● EXERCISE INSTRUCTIONS
Scan the records for the word "Output". Copy each line that includes it.
** START INPUT RECORDS **
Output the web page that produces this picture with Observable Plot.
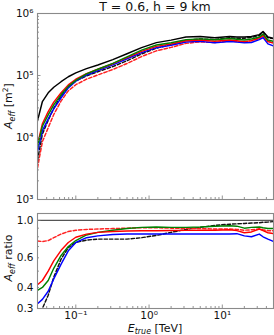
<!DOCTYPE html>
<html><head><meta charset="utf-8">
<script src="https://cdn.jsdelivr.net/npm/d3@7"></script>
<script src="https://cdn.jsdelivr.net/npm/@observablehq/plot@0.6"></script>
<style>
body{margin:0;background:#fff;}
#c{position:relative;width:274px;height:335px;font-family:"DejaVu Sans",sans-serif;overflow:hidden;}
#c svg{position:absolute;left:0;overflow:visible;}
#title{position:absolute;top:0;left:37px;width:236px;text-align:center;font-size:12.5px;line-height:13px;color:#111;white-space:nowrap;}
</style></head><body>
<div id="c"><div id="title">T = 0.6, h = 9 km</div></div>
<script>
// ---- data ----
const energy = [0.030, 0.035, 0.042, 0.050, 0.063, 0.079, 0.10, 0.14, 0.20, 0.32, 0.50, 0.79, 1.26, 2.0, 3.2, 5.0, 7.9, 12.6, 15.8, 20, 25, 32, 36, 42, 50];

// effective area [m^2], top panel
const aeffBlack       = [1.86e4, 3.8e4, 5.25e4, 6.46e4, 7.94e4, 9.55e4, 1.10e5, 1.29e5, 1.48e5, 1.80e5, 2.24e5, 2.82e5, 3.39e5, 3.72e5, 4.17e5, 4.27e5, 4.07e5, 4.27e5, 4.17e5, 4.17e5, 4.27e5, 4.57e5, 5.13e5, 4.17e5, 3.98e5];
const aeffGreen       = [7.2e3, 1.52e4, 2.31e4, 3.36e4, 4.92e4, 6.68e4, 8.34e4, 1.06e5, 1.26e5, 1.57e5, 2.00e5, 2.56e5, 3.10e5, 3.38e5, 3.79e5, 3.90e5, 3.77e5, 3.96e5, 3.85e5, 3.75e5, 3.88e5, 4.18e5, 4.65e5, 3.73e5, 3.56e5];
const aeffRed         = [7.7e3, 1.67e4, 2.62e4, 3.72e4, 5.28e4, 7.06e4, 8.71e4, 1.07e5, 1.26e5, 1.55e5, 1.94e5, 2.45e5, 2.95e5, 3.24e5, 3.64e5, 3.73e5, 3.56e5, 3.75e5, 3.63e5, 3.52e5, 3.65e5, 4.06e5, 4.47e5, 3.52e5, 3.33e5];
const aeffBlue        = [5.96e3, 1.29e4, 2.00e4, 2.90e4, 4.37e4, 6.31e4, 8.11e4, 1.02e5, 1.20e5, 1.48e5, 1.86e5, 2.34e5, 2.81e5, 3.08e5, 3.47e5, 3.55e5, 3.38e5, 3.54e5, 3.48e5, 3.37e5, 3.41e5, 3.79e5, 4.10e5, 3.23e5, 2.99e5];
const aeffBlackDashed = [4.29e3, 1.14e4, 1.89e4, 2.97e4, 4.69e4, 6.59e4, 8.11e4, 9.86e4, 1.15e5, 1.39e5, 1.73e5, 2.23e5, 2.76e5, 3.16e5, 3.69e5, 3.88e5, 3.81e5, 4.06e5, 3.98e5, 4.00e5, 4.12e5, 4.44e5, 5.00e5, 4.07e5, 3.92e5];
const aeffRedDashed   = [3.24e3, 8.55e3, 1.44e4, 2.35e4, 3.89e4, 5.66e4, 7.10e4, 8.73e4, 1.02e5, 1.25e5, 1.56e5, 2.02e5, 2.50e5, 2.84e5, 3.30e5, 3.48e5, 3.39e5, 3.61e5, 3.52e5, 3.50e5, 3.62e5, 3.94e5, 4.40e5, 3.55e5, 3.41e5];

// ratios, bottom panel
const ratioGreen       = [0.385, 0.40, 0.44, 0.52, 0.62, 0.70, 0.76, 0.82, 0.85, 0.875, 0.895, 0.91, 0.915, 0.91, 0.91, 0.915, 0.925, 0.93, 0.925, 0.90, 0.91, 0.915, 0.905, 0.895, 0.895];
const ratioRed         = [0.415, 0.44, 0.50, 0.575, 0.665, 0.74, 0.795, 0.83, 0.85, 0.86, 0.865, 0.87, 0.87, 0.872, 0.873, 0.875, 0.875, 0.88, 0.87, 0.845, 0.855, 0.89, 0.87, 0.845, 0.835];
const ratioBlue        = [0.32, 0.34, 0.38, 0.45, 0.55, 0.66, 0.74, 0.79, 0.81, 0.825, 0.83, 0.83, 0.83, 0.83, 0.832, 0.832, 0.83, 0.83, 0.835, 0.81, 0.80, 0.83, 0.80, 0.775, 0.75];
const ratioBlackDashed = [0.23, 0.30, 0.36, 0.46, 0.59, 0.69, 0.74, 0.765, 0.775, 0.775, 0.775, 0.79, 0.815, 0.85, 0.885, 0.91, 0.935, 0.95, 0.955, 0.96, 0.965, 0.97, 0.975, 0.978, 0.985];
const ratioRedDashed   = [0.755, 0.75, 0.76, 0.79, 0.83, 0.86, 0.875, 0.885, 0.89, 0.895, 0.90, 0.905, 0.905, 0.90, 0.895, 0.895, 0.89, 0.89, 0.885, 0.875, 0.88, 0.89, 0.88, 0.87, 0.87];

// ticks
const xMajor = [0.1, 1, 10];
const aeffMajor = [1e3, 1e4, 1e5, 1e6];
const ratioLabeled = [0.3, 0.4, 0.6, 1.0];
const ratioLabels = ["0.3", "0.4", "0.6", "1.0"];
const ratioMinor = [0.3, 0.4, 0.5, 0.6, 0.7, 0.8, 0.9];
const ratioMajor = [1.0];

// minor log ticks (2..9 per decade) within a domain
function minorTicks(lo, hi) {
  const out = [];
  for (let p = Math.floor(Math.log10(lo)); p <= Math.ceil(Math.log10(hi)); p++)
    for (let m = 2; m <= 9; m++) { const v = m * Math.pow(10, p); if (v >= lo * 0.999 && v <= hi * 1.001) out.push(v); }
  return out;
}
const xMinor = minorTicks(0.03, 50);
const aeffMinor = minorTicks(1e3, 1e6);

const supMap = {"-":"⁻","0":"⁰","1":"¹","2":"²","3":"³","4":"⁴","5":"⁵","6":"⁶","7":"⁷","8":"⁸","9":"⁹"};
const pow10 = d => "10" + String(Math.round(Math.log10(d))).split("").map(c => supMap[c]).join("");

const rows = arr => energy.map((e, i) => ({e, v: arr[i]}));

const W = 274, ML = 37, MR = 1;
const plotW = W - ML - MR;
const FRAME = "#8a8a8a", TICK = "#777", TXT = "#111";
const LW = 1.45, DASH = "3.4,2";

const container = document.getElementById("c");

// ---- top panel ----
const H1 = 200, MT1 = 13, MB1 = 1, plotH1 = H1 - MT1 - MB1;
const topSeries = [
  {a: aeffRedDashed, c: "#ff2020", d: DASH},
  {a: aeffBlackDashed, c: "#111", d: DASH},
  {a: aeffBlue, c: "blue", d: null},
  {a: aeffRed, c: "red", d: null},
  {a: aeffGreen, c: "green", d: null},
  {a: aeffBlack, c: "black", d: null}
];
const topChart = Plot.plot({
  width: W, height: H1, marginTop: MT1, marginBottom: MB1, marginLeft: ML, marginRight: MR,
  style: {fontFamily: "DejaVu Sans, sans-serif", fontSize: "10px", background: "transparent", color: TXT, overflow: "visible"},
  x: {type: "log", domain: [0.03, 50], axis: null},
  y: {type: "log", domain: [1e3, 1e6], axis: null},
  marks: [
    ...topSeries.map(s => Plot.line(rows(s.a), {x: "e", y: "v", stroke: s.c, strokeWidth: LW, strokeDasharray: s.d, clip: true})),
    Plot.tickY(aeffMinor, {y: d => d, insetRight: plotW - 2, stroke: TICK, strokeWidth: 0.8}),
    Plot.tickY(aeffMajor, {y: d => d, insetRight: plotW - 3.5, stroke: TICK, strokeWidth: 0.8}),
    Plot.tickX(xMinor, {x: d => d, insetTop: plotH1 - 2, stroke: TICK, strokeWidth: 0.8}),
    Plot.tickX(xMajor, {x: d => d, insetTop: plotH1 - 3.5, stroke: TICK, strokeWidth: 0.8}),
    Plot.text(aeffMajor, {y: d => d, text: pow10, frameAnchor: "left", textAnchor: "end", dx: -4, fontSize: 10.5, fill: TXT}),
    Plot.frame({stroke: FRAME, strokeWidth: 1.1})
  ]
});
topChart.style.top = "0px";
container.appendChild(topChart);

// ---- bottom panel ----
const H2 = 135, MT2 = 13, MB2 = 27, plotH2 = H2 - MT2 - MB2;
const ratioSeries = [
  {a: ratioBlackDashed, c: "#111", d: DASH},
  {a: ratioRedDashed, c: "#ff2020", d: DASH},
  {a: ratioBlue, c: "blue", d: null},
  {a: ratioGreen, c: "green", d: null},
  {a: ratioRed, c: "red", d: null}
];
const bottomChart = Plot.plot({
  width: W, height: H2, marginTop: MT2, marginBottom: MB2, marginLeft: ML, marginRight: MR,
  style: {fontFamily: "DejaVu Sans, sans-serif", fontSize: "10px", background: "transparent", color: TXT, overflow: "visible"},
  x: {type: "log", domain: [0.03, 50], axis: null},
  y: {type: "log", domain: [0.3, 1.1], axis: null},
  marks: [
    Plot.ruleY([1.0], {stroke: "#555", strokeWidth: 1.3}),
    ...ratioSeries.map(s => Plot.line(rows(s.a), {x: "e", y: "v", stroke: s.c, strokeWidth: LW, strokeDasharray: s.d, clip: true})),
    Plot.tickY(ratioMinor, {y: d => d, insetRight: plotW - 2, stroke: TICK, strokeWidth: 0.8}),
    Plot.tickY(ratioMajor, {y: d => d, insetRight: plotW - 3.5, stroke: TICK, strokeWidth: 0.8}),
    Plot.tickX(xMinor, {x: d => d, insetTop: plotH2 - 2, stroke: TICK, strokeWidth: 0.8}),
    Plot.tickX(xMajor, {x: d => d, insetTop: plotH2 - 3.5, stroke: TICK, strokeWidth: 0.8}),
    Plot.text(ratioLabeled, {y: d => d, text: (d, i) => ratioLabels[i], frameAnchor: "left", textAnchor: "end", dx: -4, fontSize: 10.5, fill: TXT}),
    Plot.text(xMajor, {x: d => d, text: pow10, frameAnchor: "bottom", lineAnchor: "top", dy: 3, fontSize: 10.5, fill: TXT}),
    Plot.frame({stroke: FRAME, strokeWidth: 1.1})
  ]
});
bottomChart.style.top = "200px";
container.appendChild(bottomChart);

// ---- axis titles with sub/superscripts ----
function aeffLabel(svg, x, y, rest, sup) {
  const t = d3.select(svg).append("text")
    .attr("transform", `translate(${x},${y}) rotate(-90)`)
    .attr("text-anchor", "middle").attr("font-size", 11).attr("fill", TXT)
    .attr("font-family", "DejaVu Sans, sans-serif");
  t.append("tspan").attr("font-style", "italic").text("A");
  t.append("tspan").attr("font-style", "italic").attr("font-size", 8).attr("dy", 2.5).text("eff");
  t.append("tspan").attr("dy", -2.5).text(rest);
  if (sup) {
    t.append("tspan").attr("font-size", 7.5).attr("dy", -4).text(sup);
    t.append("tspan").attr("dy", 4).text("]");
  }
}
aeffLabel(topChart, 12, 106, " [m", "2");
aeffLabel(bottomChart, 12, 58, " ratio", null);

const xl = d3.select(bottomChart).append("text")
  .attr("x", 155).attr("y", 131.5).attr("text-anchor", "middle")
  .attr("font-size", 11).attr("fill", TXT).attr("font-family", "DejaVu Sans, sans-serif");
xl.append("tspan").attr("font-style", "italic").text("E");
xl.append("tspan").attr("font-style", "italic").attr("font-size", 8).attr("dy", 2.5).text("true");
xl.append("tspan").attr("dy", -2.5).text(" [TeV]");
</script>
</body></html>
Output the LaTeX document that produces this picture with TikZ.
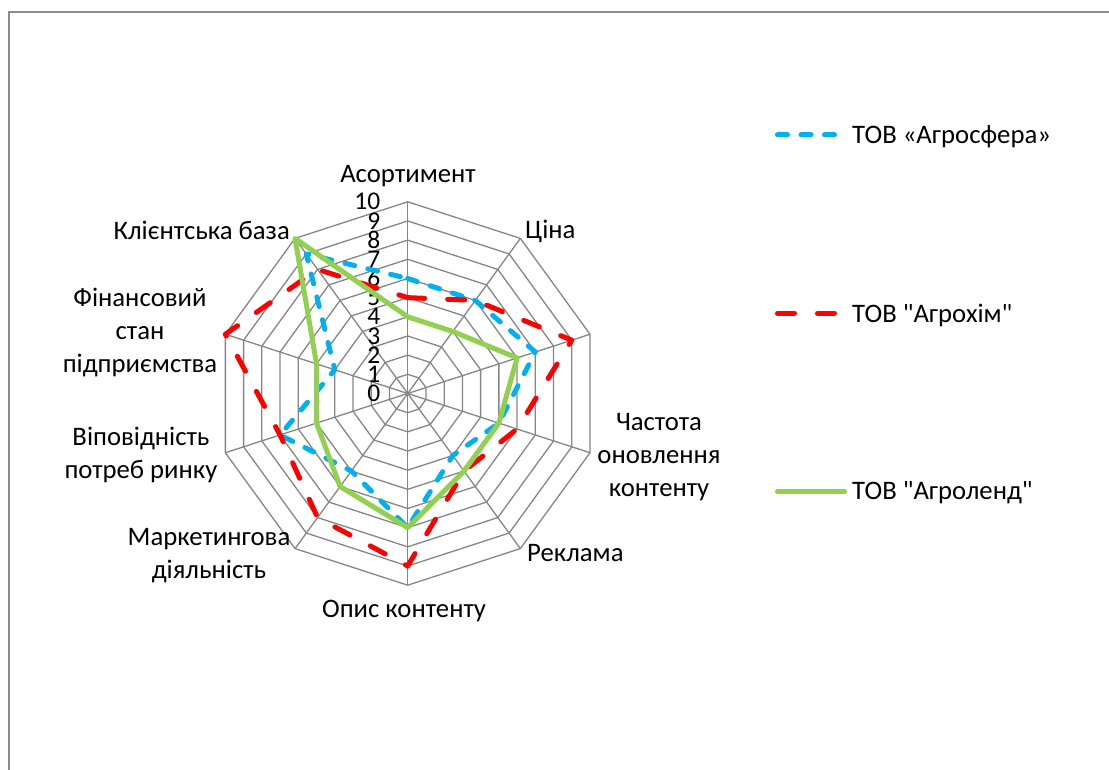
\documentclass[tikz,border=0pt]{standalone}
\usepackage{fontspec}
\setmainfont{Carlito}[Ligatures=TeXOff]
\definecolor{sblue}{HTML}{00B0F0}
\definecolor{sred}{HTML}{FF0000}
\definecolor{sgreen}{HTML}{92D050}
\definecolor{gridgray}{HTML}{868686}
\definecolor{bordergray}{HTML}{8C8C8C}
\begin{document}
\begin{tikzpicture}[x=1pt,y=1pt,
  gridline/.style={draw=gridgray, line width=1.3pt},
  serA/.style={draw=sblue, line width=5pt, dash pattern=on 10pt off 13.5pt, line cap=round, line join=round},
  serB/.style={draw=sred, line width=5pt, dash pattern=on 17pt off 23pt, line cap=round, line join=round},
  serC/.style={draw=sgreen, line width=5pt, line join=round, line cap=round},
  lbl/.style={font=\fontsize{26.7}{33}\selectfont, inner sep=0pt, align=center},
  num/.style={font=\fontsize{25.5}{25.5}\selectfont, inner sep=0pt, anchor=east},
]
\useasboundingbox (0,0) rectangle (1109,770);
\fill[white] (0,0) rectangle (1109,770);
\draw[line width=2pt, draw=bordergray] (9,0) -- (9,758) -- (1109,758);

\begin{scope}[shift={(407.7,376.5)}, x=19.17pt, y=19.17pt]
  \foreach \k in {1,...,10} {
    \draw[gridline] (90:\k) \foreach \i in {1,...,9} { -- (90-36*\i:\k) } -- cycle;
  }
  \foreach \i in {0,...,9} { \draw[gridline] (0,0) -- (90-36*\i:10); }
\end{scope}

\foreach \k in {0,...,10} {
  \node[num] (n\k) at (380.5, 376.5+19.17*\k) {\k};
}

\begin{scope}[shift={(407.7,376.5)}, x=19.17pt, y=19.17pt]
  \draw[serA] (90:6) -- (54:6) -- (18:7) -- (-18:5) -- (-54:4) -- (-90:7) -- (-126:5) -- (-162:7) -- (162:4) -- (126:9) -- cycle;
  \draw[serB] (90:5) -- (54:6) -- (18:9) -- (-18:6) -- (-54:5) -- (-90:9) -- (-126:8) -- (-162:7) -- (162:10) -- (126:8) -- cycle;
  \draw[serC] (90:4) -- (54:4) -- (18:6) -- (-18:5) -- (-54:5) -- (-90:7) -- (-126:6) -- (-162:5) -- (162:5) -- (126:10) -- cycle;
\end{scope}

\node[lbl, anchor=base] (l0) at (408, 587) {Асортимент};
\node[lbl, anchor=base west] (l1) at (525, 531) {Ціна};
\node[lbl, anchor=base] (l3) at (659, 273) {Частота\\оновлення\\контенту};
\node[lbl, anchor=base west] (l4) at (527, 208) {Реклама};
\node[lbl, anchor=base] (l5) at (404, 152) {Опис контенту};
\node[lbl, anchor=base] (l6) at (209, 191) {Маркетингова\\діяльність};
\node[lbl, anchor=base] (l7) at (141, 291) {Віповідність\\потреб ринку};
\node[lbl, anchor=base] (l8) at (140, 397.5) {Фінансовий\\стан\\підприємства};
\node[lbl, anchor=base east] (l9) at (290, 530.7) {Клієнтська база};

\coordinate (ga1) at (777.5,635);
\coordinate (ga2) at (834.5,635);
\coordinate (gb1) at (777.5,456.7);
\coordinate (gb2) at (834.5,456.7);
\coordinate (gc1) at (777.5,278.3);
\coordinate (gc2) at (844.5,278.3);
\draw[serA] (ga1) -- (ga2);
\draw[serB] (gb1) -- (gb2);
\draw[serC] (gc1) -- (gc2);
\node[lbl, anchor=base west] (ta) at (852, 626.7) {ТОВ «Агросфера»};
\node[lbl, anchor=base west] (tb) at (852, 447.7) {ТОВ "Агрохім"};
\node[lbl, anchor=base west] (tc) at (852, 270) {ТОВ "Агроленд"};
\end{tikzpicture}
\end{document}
** END INPUT RECORDS **
● WRITTEN RESPONSE
Output the web page that produces this picture with Observable Plot.
Output the LaTeX document that produces this picture with TikZ.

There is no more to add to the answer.